**THE TASK**
All of the data below should be written out exactly.

**SOURCE RECORDS**
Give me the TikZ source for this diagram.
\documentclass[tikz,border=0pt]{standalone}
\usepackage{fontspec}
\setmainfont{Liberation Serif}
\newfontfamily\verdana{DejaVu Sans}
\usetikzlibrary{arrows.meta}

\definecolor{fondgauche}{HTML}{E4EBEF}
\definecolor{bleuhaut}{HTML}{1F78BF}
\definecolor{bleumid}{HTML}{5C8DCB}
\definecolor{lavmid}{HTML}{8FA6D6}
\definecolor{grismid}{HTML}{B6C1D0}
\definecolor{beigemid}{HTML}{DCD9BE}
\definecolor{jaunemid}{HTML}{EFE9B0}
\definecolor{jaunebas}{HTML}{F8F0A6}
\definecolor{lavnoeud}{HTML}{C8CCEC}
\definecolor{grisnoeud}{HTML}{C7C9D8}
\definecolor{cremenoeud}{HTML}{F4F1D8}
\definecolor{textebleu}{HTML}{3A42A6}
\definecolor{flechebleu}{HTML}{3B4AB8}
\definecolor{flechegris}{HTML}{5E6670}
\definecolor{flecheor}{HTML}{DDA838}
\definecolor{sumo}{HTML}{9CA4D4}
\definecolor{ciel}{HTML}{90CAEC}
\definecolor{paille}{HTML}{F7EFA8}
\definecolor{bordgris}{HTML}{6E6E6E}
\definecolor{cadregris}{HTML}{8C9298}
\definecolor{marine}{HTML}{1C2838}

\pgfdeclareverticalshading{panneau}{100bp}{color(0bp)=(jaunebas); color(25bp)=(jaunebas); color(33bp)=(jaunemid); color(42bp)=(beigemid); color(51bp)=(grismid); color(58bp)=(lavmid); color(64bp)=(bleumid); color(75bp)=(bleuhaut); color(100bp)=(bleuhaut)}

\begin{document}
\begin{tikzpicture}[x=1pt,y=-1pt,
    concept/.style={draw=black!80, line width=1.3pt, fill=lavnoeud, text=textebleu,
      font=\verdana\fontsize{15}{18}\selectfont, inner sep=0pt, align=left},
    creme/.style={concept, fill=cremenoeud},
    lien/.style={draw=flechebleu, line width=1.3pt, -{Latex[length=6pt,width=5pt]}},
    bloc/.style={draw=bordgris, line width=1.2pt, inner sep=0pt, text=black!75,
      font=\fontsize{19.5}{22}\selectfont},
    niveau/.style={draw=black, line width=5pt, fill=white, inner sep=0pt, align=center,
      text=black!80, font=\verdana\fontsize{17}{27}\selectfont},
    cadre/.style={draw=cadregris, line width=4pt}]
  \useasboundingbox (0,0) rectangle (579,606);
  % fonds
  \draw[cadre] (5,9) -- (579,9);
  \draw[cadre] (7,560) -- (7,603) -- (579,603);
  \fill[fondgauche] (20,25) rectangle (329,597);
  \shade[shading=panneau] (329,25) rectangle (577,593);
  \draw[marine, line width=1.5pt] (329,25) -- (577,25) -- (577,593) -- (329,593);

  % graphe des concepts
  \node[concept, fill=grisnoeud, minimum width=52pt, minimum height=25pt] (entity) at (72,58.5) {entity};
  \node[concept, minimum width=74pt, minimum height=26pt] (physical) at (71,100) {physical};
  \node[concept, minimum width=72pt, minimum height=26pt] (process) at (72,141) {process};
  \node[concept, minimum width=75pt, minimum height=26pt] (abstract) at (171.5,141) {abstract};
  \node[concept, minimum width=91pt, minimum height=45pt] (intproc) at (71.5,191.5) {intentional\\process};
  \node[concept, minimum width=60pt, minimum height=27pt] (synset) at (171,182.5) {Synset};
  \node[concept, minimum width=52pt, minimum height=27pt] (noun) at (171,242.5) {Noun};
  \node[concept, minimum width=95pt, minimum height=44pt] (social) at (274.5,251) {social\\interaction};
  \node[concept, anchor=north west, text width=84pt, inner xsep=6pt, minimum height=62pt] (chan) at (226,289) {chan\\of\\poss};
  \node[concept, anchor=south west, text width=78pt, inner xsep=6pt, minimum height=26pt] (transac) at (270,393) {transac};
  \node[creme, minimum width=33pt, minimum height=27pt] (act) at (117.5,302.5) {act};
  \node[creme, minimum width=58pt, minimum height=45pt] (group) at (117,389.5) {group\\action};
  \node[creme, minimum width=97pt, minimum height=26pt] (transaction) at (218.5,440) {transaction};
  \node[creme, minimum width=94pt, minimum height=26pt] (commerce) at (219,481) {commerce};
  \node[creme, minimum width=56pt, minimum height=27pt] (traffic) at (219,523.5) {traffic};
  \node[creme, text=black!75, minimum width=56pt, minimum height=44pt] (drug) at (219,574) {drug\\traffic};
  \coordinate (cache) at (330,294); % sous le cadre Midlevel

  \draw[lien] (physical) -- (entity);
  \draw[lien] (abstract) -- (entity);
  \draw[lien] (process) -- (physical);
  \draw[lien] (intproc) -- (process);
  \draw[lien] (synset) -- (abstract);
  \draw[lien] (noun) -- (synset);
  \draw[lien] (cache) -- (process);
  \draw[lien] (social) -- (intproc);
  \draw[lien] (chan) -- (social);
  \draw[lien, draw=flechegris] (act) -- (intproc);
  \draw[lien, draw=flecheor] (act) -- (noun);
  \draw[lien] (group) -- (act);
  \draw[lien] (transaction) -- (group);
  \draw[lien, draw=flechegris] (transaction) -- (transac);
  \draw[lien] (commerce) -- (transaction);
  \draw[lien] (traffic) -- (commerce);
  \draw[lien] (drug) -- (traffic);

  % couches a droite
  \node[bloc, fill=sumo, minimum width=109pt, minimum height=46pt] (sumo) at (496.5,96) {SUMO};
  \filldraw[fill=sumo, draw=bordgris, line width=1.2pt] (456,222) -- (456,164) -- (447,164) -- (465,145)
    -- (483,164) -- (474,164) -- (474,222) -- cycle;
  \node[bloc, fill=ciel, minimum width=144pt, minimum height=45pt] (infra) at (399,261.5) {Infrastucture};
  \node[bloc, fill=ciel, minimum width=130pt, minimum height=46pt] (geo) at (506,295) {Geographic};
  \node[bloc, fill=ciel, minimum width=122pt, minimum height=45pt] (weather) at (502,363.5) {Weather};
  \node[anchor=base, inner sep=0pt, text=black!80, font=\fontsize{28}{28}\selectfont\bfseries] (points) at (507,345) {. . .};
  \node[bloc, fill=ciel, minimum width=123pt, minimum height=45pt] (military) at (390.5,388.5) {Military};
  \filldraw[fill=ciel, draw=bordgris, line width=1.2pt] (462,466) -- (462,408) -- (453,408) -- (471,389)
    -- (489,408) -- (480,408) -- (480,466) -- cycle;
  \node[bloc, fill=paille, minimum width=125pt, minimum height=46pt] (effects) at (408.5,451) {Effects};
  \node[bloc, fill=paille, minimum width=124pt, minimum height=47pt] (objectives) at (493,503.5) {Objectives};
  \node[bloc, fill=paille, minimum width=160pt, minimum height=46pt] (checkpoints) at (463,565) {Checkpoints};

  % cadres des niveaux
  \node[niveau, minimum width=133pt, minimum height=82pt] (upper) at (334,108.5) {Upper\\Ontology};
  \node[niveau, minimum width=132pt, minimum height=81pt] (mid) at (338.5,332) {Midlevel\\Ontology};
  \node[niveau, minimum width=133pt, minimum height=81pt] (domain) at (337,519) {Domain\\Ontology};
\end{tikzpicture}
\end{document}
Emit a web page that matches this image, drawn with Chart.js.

**RIGHT ANSWER**
Give me the TikZ source for this diagram.
\documentclass[tikz,border=0pt]{standalone}
\usepackage{fontspec}
\setmainfont{Liberation Serif}
\newfontfamily\verdana{DejaVu Sans}
\usetikzlibrary{arrows.meta}

\definecolor{fondgauche}{HTML}{E4EBEF}
\definecolor{bleuhaut}{HTML}{1F78BF}
\definecolor{bleumid}{HTML}{5C8DCB}
\definecolor{lavmid}{HTML}{8FA6D6}
\definecolor{grismid}{HTML}{B6C1D0}
\definecolor{beigemid}{HTML}{DCD9BE}
\definecolor{jaunemid}{HTML}{EFE9B0}
\definecolor{jaunebas}{HTML}{F8F0A6}
\definecolor{lavnoeud}{HTML}{C8CCEC}
\definecolor{grisnoeud}{HTML}{C7C9D8}
\definecolor{cremenoeud}{HTML}{F4F1D8}
\definecolor{textebleu}{HTML}{3A42A6}
\definecolor{flechebleu}{HTML}{3B4AB8}
\definecolor{flechegris}{HTML}{5E6670}
\definecolor{flecheor}{HTML}{DDA838}
\definecolor{sumo}{HTML}{9CA4D4}
\definecolor{ciel}{HTML}{90CAEC}
\definecolor{paille}{HTML}{F7EFA8}
\definecolor{bordgris}{HTML}{6E6E6E}
\definecolor{cadregris}{HTML}{8C9298}
\definecolor{marine}{HTML}{1C2838}

\pgfdeclareverticalshading{panneau}{100bp}{color(0bp)=(jaunebas); color(25bp)=(jaunebas); color(33bp)=(jaunemid); color(42bp)=(beigemid); color(51bp)=(grismid); color(58bp)=(lavmid); color(64bp)=(bleumid); color(75bp)=(bleuhaut); color(100bp)=(bleuhaut)}

\begin{document}
\begin{tikzpicture}[x=1pt,y=-1pt,
    concept/.style={draw=black!80, line width=1.3pt, fill=lavnoeud, text=textebleu,
      font=\verdana\fontsize{15}{18}\selectfont, inner sep=0pt, align=left},
    creme/.style={concept, fill=cremenoeud},
    lien/.style={draw=flechebleu, line width=1.3pt, -{Latex[length=6pt,width=5pt]}},
    bloc/.style={draw=bordgris, line width=1.2pt, inner sep=0pt, text=black!75,
      font=\fontsize{19.5}{22}\selectfont},
    niveau/.style={draw=black, line width=5pt, fill=white, inner sep=0pt, align=center,
      text=black!80, font=\verdana\fontsize{17}{27}\selectfont},
    cadre/.style={draw=cadregris, line width=4pt}]
  \useasboundingbox (0,0) rectangle (579,606);
  % fonds
  \draw[cadre] (5,9) -- (579,9);
  \draw[cadre] (7,560) -- (7,603) -- (579,603);
  \fill[fondgauche] (20,25) rectangle (329,597);
  \shade[shading=panneau] (329,25) rectangle (577,593);
  \draw[marine, line width=1.5pt] (329,25) -- (577,25) -- (577,593) -- (329,593);

  % graphe des concepts
  \node[concept, fill=grisnoeud, minimum width=52pt, minimum height=25pt] (entity) at (72,58.5) {entity};
  \node[concept, minimum width=74pt, minimum height=26pt] (physical) at (71,100) {physical};
  \node[concept, minimum width=72pt, minimum height=26pt] (process) at (72,141) {process};
  \node[concept, minimum width=75pt, minimum height=26pt] (abstract) at (171.5,141) {abstract};
  \node[concept, minimum width=91pt, minimum height=45pt] (intproc) at (71.5,191.5) {intentional\\process};
  \node[concept, minimum width=60pt, minimum height=27pt] (synset) at (171,182.5) {Synset};
  \node[concept, minimum width=52pt, minimum height=27pt] (noun) at (171,242.5) {Noun};
  \node[concept, minimum width=95pt, minimum height=44pt] (social) at (274.5,251) {social\\interaction};
  \node[concept, anchor=north west, text width=84pt, inner xsep=6pt, minimum height=62pt] (chan) at (226,289) {chan\\of\\poss};
  \node[concept, anchor=south west, text width=78pt, inner xsep=6pt, minimum height=26pt] (transac) at (270,393) {transac};
  \node[creme, minimum width=33pt, minimum height=27pt] (act) at (117.5,302.5) {act};
  \node[creme, minimum width=58pt, minimum height=45pt] (group) at (117,389.5) {group\\action};
  \node[creme, minimum width=97pt, minimum height=26pt] (transaction) at (218.5,440) {transaction};
  \node[creme, minimum width=94pt, minimum height=26pt] (commerce) at (219,481) {commerce};
  \node[creme, minimum width=56pt, minimum height=27pt] (traffic) at (219,523.5) {traffic};
  \node[creme, text=black!75, minimum width=56pt, minimum height=44pt] (drug) at (219,574) {drug\\traffic};
  \coordinate (cache) at (330,294); % sous le cadre Midlevel

  \draw[lien] (physical) -- (entity);
  \draw[lien] (abstract) -- (entity);
  \draw[lien] (process) -- (physical);
  \draw[lien] (intproc) -- (process);
  \draw[lien] (synset) -- (abstract);
  \draw[lien] (noun) -- (synset);
  \draw[lien] (cache) -- (process);
  \draw[lien] (social) -- (intproc);
  \draw[lien] (chan) -- (social);
  \draw[lien, draw=flechegris] (act) -- (intproc);
  \draw[lien, draw=flecheor] (act) -- (noun);
  \draw[lien] (group) -- (act);
  \draw[lien] (transaction) -- (group);
  \draw[lien, draw=flechegris] (transaction) -- (transac);
  \draw[lien] (commerce) -- (transaction);
  \draw[lien] (traffic) -- (commerce);
  \draw[lien] (drug) -- (traffic);

  % couches a droite
  \node[bloc, fill=sumo, minimum width=109pt, minimum height=46pt] (sumo) at (496.5,96) {SUMO};
  \filldraw[fill=sumo, draw=bordgris, line width=1.2pt] (456,222) -- (456,164) -- (447,164) -- (465,145)
    -- (483,164) -- (474,164) -- (474,222) -- cycle;
  \node[bloc, fill=ciel, minimum width=144pt, minimum height=45pt] (infra) at (399,261.5) {Infrastucture};
  \node[bloc, fill=ciel, minimum width=130pt, minimum height=46pt] (geo) at (506,295) {Geographic};
  \node[bloc, fill=ciel, minimum width=122pt, minimum height=45pt] (weather) at (502,363.5) {Weather};
  \node[anchor=base, inner sep=0pt, text=black!80, font=\fontsize{28}{28}\selectfont\bfseries] (points) at (507,345) {. . .};
  \node[bloc, fill=ciel, minimum width=123pt, minimum height=45pt] (military) at (390.5,388.5) {Military};
  \filldraw[fill=ciel, draw=bordgris, line width=1.2pt] (462,466) -- (462,408) -- (453,408) -- (471,389)
    -- (489,408) -- (480,408) -- (480,466) -- cycle;
  \node[bloc, fill=paille, minimum width=125pt, minimum height=46pt] (effects) at (408.5,451) {Effects};
  \node[bloc, fill=paille, minimum width=124pt, minimum height=47pt] (objectives) at (493,503.5) {Objectives};
  \node[bloc, fill=paille, minimum width=160pt, minimum height=46pt] (checkpoints) at (463,565) {Checkpoints};

  % cadres des niveaux
  \node[niveau, minimum width=133pt, minimum height=82pt] (upper) at (334,108.5) {Upper\\Ontology};
  \node[niveau, minimum width=132pt, minimum height=81pt] (mid) at (338.5,332) {Midlevel\\Ontology};
  \node[niveau, minimum width=133pt, minimum height=81pt] (domain) at (337,519) {Domain\\Ontology};
\end{tikzpicture}
\end{document}
Emit a web page that matches this image, drawn with Chart.js.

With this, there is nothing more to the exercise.